Sometimes a work of art in our collection must wait to be put on display in the galleries due to requiring conservation. However, even works that need to stay in storage for this and other reasons can help to illuminate the subject of art, for these works can still be examined with the use of the Loeb database.

One such work is Woman and Child in the Woods, a nineteenth-century oil painting on canvas by Norwegian artist Oscar Wergeland. Wergeland, who lived from 1844 to 1910 and taught art and craft at the Norwegian National Academy of Craft and Art Industry, is most known for his history painting of the 1814 Norwegian Constituent Assembly (the confirmation of the Norwegian constitution) which became famous enough to be printed on banknotes, but he created many genre and landscape paintings as well.

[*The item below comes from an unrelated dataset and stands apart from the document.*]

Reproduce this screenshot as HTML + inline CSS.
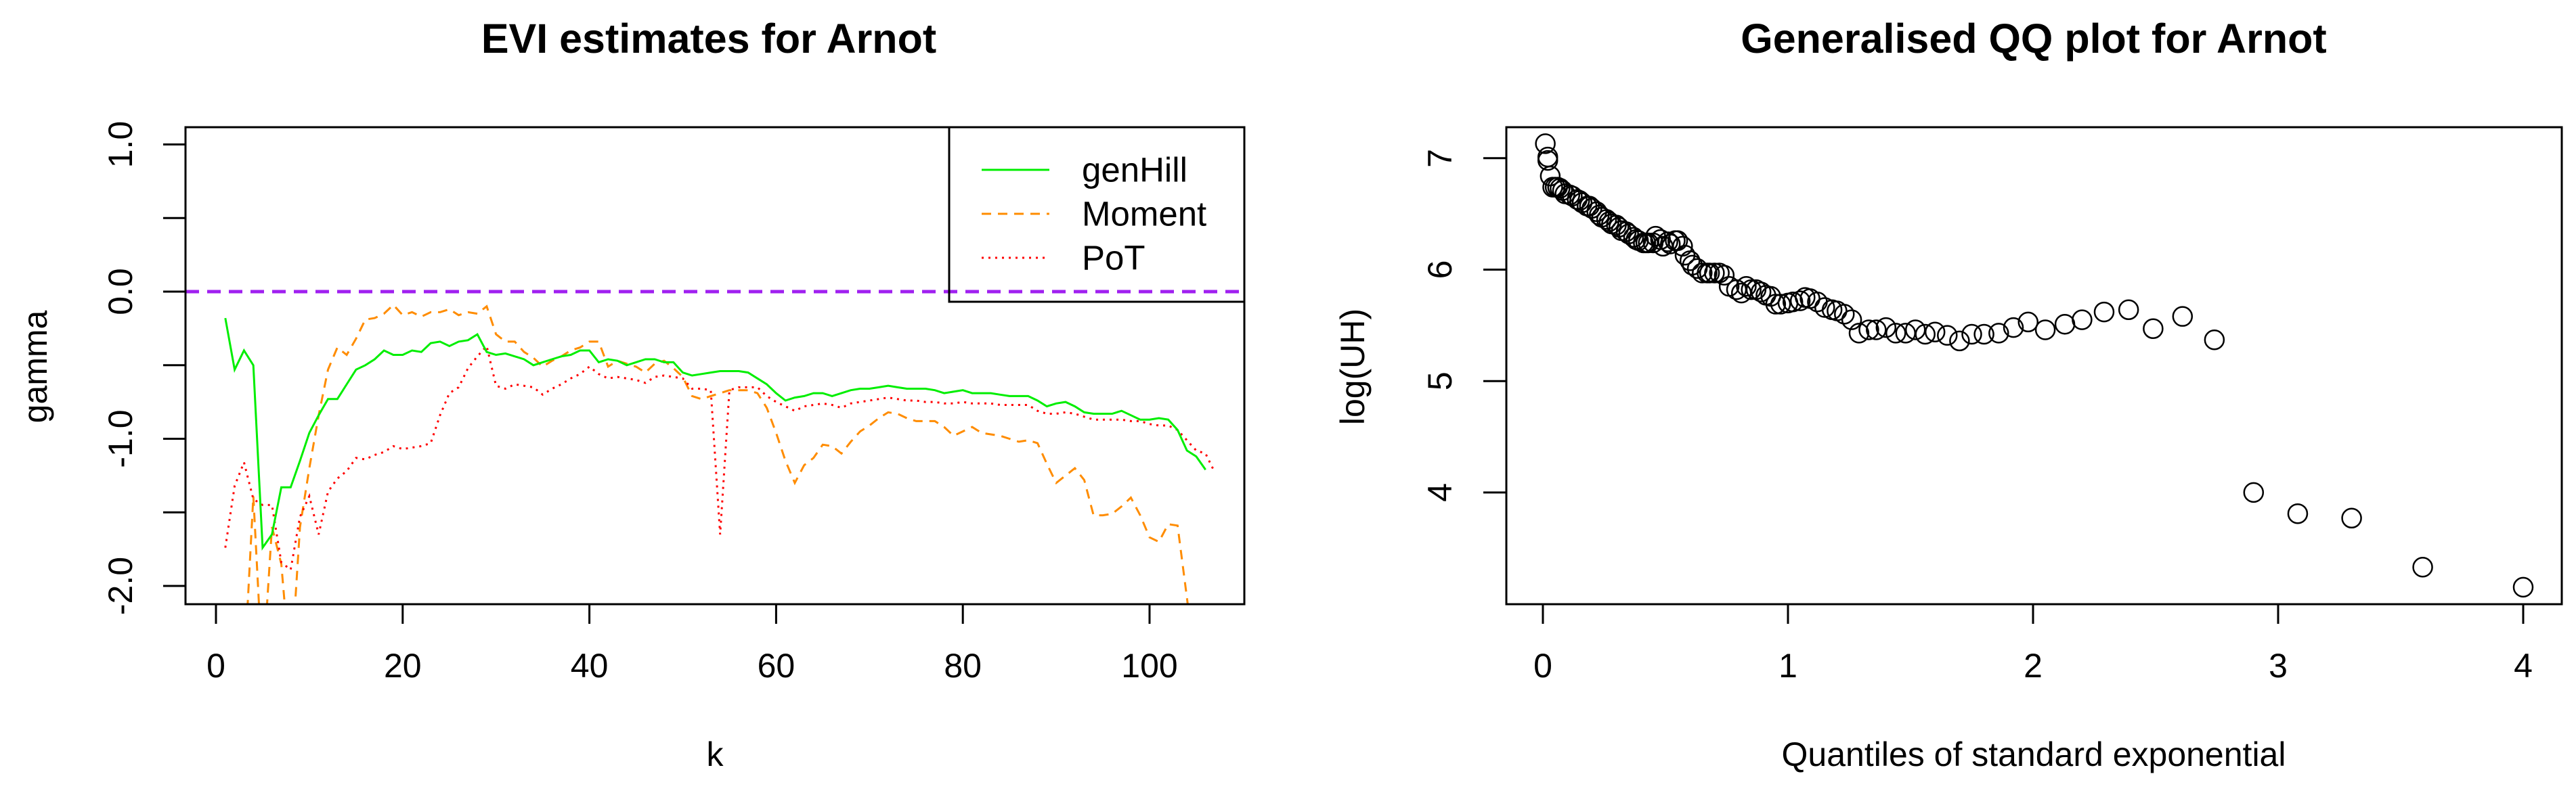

Woman and Child in the Woods is a work that combines elements of both genre painting and landscape.

In this thickly-painted work, a child crouches down in front of a cluster of vaguely-defined flowers while a woman, most likely the child’s mother or caregiver, oversees the action, holding out her arm and pointing. The bright hair and bluish-grey dress of the child contrasts with the mostly-dark clothing of the adult. The entire painting sings with pale blue and cream-colored patches of sunlight that stand out against the rich values of the evergreen woods, and these color combinations lend the work a calming air. The grassy, stone-lined path the two figures stand upon is the only sign that humans have shaped this environment, and as the path disappears amidst the giant trees—nearly as tall as the canvas—it seems as if it leads into a mystical realm, like a fairy world.

Though the artist, Wergeland, cannot be classified as a Romantic, Pre-Raphaelite, or Impressionist painter, similarities can be discerned between the present painting and works that were part of these nineteenth-century movements. A stunning shaft of light near the center of the composition brings to mind the sublime in nature seen in Romantic art; the keen eye turned toward flora and a conventionally feminine scene the works of the PRB; and the play of light and shadow the effects of the Impressionists.

All these shared elements grant the viewers the opportunity to connect this work to others which are currently on display. For instance, Shadow Decoration (1887) by Charles Courtney Curran exhibits a similar fusion of the styles of earlier nineteenth-century movements (again, notice the colored shadows and the feminine focus), and Visitors on the North Shore of the Kullen Peninsula, Sweden (1880) by Carl Frederick Aagaard shares a vivid quality of light: the golden light that rolls over the hills and shines upon the pinkish rocks’ faces is another excellent example of a northern European painter taking inspiration from, and perhaps even dramatically exaggerating, the sunlight and its slant in the region. In Aagaard’s case, he was a painter during the Danish Golden Age of painting, a movement in which such decisions were made intentionally and used to bolster a sense of artistic national identity.

I hope that this post inspires in its readers the drive to explore the collections through the Loeb’s website and see what lies hidden in its databases. When I first laid eyes upon Woman and Child in the Woods by Wergeland, I was struck by its beauty, and I can only hope others have their own similar experiences.